Now don't get this rat wrong, he appreciates the added snowbird revenue as much as anyone else. Snowbird taxes help fund some of the things we take for granted here, like nice roads. Nice roads for the snowbirds to continuously clog up.
I mean seriously, 45 minutes from Palm Springs to LaQuinta? It's like 12 miles!
And that's just behind the wheel. Then once you get to your destination, count on waiting in line longer than you had to a month ago. I don't care if it's drinks at the Beer Hunter or toothpaste from Ralph's, (or beer flavored toothpaste from the novelty store), the lines definitely lengthen with the coming of fall. As a word to the wise, you may want to consider familiarizing yourself with those new "self-checkout" kiosks at grocery and department stores. If you can brave the modernized technology they will certainly cut down on your newly extended wait times.
But don't expect any brakes on the prices while you're there. Those also left with the 110 degree temps. The "summer specials" we full timers have come to enjoy won't be back for another nine months, so get used to it. But keep reading the Desert Post Weekly for coupons redeemable at your favorite stores.
The early snowbirds aren't all that might ruin The Rat's peaceful October, however. The other October-spoiler is kind of like a recurring summer hangover. Thankfully it only lasts a few days. And much like an actual hangover, it's usually accompanied by irritability and a splitting headache.
The Rat's talking about lawn scalping
That's right, scalping season is upon us, leaving many people irritable and downright irate about the ridiculous practice.
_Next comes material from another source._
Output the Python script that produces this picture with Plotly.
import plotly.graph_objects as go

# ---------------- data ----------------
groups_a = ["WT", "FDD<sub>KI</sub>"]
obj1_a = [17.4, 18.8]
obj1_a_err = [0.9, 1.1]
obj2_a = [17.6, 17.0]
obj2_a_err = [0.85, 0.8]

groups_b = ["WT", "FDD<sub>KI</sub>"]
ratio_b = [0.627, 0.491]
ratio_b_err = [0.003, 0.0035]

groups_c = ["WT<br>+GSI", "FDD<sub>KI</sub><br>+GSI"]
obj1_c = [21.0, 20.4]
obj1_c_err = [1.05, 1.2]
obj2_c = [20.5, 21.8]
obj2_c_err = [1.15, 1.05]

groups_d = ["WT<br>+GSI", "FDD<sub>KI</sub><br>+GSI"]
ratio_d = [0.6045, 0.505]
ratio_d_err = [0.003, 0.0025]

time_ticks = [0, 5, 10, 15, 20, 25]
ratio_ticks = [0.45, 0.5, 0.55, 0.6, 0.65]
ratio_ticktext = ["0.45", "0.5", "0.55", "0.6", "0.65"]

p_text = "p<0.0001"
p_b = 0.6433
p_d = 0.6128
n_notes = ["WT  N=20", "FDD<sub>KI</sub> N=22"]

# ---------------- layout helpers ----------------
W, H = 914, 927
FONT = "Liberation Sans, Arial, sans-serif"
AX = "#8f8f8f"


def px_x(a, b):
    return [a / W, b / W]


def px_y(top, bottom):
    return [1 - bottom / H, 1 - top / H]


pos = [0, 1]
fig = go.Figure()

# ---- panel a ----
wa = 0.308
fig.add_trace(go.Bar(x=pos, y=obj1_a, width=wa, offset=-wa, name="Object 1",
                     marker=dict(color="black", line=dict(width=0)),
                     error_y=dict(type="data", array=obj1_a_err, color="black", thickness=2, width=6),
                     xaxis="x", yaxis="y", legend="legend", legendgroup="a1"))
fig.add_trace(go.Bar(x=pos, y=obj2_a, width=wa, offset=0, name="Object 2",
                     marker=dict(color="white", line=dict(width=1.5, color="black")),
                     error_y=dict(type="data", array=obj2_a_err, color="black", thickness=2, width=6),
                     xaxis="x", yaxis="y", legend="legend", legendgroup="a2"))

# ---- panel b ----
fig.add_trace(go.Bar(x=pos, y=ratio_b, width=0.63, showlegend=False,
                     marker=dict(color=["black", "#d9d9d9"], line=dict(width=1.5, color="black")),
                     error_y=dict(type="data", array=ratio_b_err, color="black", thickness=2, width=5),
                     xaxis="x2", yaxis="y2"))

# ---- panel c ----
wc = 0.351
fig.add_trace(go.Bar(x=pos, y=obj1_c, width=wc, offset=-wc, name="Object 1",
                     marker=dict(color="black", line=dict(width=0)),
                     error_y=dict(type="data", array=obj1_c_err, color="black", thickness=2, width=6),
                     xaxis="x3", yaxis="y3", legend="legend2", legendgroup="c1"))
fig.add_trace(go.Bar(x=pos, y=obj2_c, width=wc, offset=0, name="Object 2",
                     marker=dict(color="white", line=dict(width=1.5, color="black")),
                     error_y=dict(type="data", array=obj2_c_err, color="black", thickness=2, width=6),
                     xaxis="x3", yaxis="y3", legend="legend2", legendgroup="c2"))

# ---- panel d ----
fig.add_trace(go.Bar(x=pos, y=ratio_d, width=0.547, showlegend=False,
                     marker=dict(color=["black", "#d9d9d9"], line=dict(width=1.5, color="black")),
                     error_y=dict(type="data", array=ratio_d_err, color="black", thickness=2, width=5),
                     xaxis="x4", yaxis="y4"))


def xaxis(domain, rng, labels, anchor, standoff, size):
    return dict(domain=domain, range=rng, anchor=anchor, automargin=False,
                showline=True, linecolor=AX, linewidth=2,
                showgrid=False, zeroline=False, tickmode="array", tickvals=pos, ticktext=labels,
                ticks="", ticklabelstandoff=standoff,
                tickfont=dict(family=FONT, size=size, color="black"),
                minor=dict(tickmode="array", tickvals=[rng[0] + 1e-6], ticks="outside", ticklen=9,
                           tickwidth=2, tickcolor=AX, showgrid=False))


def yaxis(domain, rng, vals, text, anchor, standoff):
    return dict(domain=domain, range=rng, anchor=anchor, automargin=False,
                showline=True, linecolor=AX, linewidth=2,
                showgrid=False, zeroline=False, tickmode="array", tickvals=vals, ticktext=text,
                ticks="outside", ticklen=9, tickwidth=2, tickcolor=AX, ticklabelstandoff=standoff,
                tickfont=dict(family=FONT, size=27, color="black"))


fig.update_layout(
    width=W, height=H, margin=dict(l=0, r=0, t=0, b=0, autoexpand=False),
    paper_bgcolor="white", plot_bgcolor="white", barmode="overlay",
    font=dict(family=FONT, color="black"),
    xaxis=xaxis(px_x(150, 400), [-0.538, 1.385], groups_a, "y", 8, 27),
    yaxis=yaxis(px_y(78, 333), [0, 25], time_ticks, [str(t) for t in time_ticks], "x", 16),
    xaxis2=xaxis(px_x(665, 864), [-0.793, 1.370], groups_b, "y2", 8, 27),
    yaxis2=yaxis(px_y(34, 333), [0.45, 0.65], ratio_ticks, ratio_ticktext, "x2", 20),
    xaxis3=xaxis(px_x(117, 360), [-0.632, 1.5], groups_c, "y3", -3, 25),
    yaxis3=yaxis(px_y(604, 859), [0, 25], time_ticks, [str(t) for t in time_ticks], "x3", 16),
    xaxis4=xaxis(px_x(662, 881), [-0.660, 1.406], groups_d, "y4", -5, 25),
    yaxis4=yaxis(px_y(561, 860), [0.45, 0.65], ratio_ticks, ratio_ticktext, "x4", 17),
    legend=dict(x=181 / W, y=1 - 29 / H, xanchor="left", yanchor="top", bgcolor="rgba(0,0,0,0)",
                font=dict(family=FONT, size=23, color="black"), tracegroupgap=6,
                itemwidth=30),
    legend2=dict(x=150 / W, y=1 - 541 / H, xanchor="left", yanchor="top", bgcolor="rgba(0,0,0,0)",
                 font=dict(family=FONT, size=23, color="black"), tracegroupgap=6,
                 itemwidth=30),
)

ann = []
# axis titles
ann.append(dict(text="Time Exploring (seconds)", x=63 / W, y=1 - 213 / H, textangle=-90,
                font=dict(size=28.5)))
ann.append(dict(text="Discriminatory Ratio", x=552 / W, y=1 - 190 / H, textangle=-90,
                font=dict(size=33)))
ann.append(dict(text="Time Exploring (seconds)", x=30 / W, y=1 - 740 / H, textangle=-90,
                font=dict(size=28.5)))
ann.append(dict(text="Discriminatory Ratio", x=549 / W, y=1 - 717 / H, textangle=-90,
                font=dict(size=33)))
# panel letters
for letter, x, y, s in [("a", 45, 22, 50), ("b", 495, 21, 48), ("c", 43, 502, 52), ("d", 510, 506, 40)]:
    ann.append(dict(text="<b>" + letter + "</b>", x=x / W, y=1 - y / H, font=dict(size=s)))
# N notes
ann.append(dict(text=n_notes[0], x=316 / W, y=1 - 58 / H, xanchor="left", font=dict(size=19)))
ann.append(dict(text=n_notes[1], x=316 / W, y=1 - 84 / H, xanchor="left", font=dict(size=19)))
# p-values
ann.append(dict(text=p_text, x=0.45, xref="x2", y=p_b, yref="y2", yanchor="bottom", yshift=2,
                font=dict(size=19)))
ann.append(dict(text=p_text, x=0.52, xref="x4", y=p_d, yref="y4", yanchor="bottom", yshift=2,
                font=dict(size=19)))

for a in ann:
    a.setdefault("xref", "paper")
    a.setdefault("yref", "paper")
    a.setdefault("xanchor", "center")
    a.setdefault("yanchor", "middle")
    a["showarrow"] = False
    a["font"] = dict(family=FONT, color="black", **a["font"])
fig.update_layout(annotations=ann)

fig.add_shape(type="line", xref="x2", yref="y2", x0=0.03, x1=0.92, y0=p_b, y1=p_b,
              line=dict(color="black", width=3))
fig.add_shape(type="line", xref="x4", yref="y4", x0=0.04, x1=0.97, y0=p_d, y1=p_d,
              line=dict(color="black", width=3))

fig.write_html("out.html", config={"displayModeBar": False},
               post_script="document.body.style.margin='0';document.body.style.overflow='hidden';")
Any day now we can start to expect an obscene amount of pollen, dust and mold to permeate our desert air, leaving tears, runny noses and headaches in its wake.
Despite the fact that we live in a desert, the people here like to see lush lawns in front of their homes, much like the lawns they're used to seeing in Washington or Minnesota or Canada for that matter. (This illegal immigrant problem is getting way out of hand.) But the same grass can't survive 110 degree temps in the summer and overnight lows of 40 degrees in the winter, so what's a lawn lover to do?
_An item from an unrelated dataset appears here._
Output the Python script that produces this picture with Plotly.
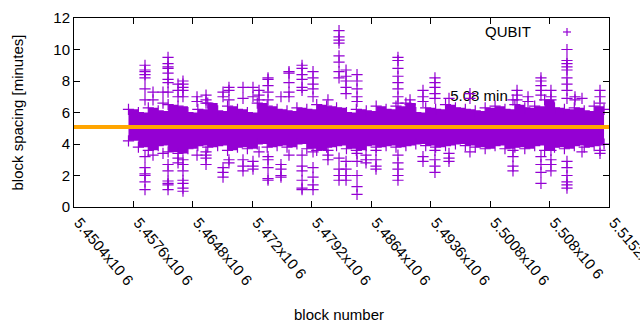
import plotly.graph_objects as go

# ---------------- data ----------------
x_range = [5450400, 5515200]
tick_vals = [5450400, 5457600, 5464800, 5472000, 5479200, 5486400, 5493600, 5500800, 5508000, 5515200]
tick_text = ["5.4504x10 6", "5.4576x10 6", "5.4648x10 6", "5.472x10 6", "5.4792x10 6",
             "5.4864x10 6", "5.4936x10 6", "5.5008x10 6", "5.508x10 6", "5.5152x10 6"]

mean_spacing = 5.08
label_block = 5499450
label_value = 7.0

# dense band of block spacings: block number and upper / lower envelope (minutes)
band_blocks = [5457000, 5458200, 5459400, 5460600, 5461800, 5463000, 5464200, 5465400, 5466600,
               5467800, 5469000, 5470200, 5471400, 5472600, 5473800, 5475000, 5476200, 5477400,
               5478600, 5479800, 5481000, 5482200, 5483400, 5484600, 5485800, 5487000, 5488200,
               5489400, 5490600, 5491800, 5493000, 5494200, 5495400, 5496600, 5497800, 5499000,
               5500200, 5501400, 5502600, 5503800, 5505000, 5506200, 5507400, 5508600, 5509800,
               5511000, 5512200, 5513400, 5514600]
band_upper = [6.2, 6.0, 6.3, 6.1, 6.5, 6.4, 6.0, 6.2, 6.6, 6.1, 6.4, 6.2, 6.0, 6.6, 6.4, 6.2, 6.1,
              6.3, 6.2, 6.5, 6.4, 6.3, 6.0, 6.2, 6.1, 6.4, 6.2, 6.4, 6.6, 6.0, 6.3, 6.2, 6.5, 6.3,
              6.2, 6.1, 6.3, 6.4, 6.2, 6.5, 6.3, 6.4, 6.8, 6.3, 6.2, 6.3, 6.1, 6.4, 6.2]
band_lower = [4.2, 3.8, 3.6, 3.9, 3.5, 3.4, 3.7, 3.9, 3.8, 3.9, 3.6, 3.8, 3.7, 4.0, 3.8, 3.9, 3.8,
              4.0, 3.7, 3.6, 3.8, 3.9, 3.7, 3.6, 3.9, 3.8, 3.9, 3.8, 3.9, 4.0, 3.9, 3.8, 3.9, 4.0,
              3.9, 3.8, 3.7, 3.9, 3.7, 3.8, 3.7, 3.9, 3.6, 3.8, 3.7, 3.9, 3.8, 3.9, 4.0]

# outlying block spacings, grouped by block number
outlier_blocks = [5459000, 5459970, 5461180, 5461790, 5463000, 5463600, 5465300, 5466390,
                  5468450, 5469170, 5470870, 5472080, 5472810, 5473900, 5475470, 5476440,
                  5478020, 5479350, 5481160, 5482500, 5483350, 5484680, 5485770, 5486980,
                  5489640, 5491100, 5492670, 5494120, 5495820, 5498360, 5503570, 5504060,
                  5505390, 5506960, 5508170, 5510110, 5511080, 5511930, 5514110]
outlier_values = [
    [9.0, 8.7, 8.6, 8.4, 8.2, 7.5, 6.8, 3.2, 2.5, 2.1, 2.0, 1.6, 1.1],
    [7.3, 6.8, 3.3],
    [7.3, 6.6, 3.4],
    [9.5, 9.1, 8.9, 8.8, 8.5, 8.1, 7.9, 7.3, 2.7, 2.3, 1.65, 1.5, 1.4, 1.1],
    [7.8, 7.4, 7.0, 3.1, 2.8],
    [8.0, 7.8, 7.6, 7.4, 7.0, 3.0, 2.7, 2.3, 1.7, 1.5, 1.2, 1.0],
    [7.0, 6.7, 3.3],
    [7.1, 6.8, 6.6, 3.5, 3.3, 3.1, 2.7],
    [7.3, 7.0, 2.5, 2.2, 1.9],
    [7.6, 7.4, 6.8, 3.0, 2.8],
    [7.6, 6.9, 3.0, 2.6, 2.3],
    [7.6, 7.0, 2.9, 2.6, 2.4],
    [7.4, 7.1, 6.8, 3.5],
    [8.2, 8.1, 7.7, 7.3, 6.8, 3.2, 3.0, 2.5, 1.8, 1.7],
    [7.0, 2.7, 2.4, 2.0, 1.9],
    [8.6, 8.5, 7.9, 7.3, 7.0, 3.3],
    [9.0, 8.8, 8.4, 8.1, 7.6, 7.4, 3.3, 2.6, 2.3, 1.7, 1.2, 1.1],
    [8.6, 8.2, 7.8, 7.5, 7.0, 3.5, 2.5, 1.9, 1.4, 1.1],
    [6.8, 3.6, 3.3, 3.0],
    [11.2, 10.8, 10.6, 10.4, 9.6, 9.2, 8.6, 8.2, 3.1, 2.4, 2.0, 1.7],
    [8.7, 8.3, 8.0, 7.6, 7.2, 2.9, 2.4, 2.0, 1.7],
    [8.4, 8.0, 7.5, 7.0, 6.7, 3.4, 2.9, 2.0, 1.3, 0.8],
    [3.3, 3.0, 2.8],
    [3.6, 3.0, 2.6, 2.4],
    [9.5, 9.3, 8.8, 8.3, 7.9, 7.5, 7.0, 6.6, 3.3, 2.8, 2.4, 2.0, 1.7],
    [6.8, 6.5],
    [7.4, 7.0, 6.7, 3.2, 2.9],
    [8.2, 7.9, 7.6, 7.2, 6.9, 3.6, 3.0, 2.6, 2.2],
    [6.9, 3.4, 3.1, 2.9],
    [7.2, 6.9, 3.5],
    [6.8, 3.6, 3.2, 2.6, 2.3],
    [7.4, 7.1, 6.8],
    [7.0, 6.7],
    [8.2, 8.0, 7.7, 7.4, 7.1, 3.2, 2.7, 2.2, 1.5],
    [7.4, 7.0, 6.8, 3.6, 3.0, 2.7, 2.3],
    [10.0, 9.3, 9.1, 8.9, 8.7, 8.2, 7.8, 7.4, 6.9, 2.9, 2.5, 2.0, 1.6, 1.4, 1.2],
    [7.0, 6.8],
    [6.9, 3.5],
    [7.4, 7.0, 6.6, 3.6, 3.4],
]

series_name = "QUBIT"

# ---------------- figure ----------------
PURPLE = "#9400D3"
ORANGE = "#FFA500"
FONT = "Liberation Sans, Arial, sans-serif"

out_x, out_y = [], []
for b, vals in zip(outlier_blocks, outlier_values):
    for v in vals:
        out_x.append(b)
        out_y.append(v)

plus = dict(symbol="cross-thin", size=8, color=PURPLE, line=dict(color=PURPLE, width=1.2))

fig = go.Figure()

# label drawn under the data, like the original
fig.add_trace(go.Scatter(x=[label_block], y=[label_value], mode="text",
                         text=[f"{mean_spacing:.2f} min"], textposition="middle center",
                         textfont=dict(family=FONT, size=15, color="#000000"),
                         showlegend=False, hoverinfo="skip"))

fig.add_trace(go.Scatter(x=band_blocks, y=band_lower, mode="lines+markers",
                         line=dict(color=PURPLE, width=0, shape="hv"), marker=plus,
                         showlegend=False))
fig.add_trace(go.Scatter(x=band_blocks, y=band_upper, mode="lines+markers",
                         line=dict(color=PURPLE, width=0, shape="hv"), marker=plus,
                         fill="tonexty", fillcolor=PURPLE, showlegend=False))
fig.add_trace(go.Scatter(x=out_x, y=out_y, mode="markers", marker=plus,
                         name=series_name, showlegend=False))

fig.add_trace(go.Scatter(x=x_range, y=[mean_spacing, mean_spacing], mode="lines",
                         line=dict(color=ORANGE, width=4), showlegend=False))

# legend drawn the gnuplot way: text then sample
lx, ly = 0.9215, 0.926
dx, dy = 4 / 535, 4 / 189
fig.add_shape(type="line", xref="paper", yref="paper", x0=lx - dx, x1=lx + dx, y0=ly, y1=ly,
              line=dict(color=PURPLE, width=1.2))
fig.add_shape(type="line", xref="paper", yref="paper", x0=lx, x1=lx, y0=ly - dy, y1=ly + dy,
              line=dict(color=PURPLE, width=1.2))
fig.add_annotation(text=series_name, xref="paper", yref="paper", x=0.858, y=ly,
                   xanchor="right", yanchor="middle", showarrow=False,
                   font=dict(family=FONT, size=15, color="#000000"))

# axis titles
fig.add_annotation(text="block spacing [minutes]", xref="paper", yref="paper",
                   x=-0.1065, y=0.5, xanchor="center", yanchor="middle", textangle=-90,
                   showarrow=False, font=dict(family=FONT, size=15, color="#000000"))
fig.add_annotation(text="block number", xref="paper", yref="paper",
                   x=0.495, y=-0.571, xanchor="center", yanchor="middle",
                   showarrow=False, font=dict(family=FONT, size=15, color="#000000"))

axis_common = dict(showgrid=False, zeroline=False, showline=True, linecolor="#000000",
                   linewidth=1, mirror="ticks", ticks="inside", ticklen=6, automargin=False,
                   tickcolor="#000000", tickfont=dict(family=FONT, size=15, color="#000000"))

fig.update_xaxes(range=x_range, tickmode="array", tickvals=tick_vals, ticktext=tick_text,
                 tickangle=50, ticklabeloverflow="allow", ticklabelshift=5, **axis_common)
fig.update_yaxes(range=[0, 12], tickmode="array", tickvals=[0, 2, 4, 6, 8, 10, 12], **axis_common)

fig.update_layout(width=640, height=330, margin=dict(l=74, r=31, t=18, b=123),
                  paper_bgcolor="#ffffff", plot_bgcolor="#ffffff", showlegend=False)

fig.write_html("out.html")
Act like an opportunist with an extra pair of Coachella tickets and start scalping. That means grind that summer Bermuda grass down to within an inch of the ground and start spreading the winter rye.
In the process, however, even the mildest of allergy sufferers come in to work in the morning looking like they were up all night watching Terms of Endearment. It's enough to make a grown rat cry. Or at least give the impression that he's been crying with his watery eyes and runny nose.
But there is a happy medium, and that is the turf lawn. Face it people, astroturf is the wave of the future! It requires no mowing, weed-wacking, and it won't give the kids grass stains on their new clothes. So come on people, why can't we all just get a lawn? A turf lawn that is. There's no sense crying over scalped grass.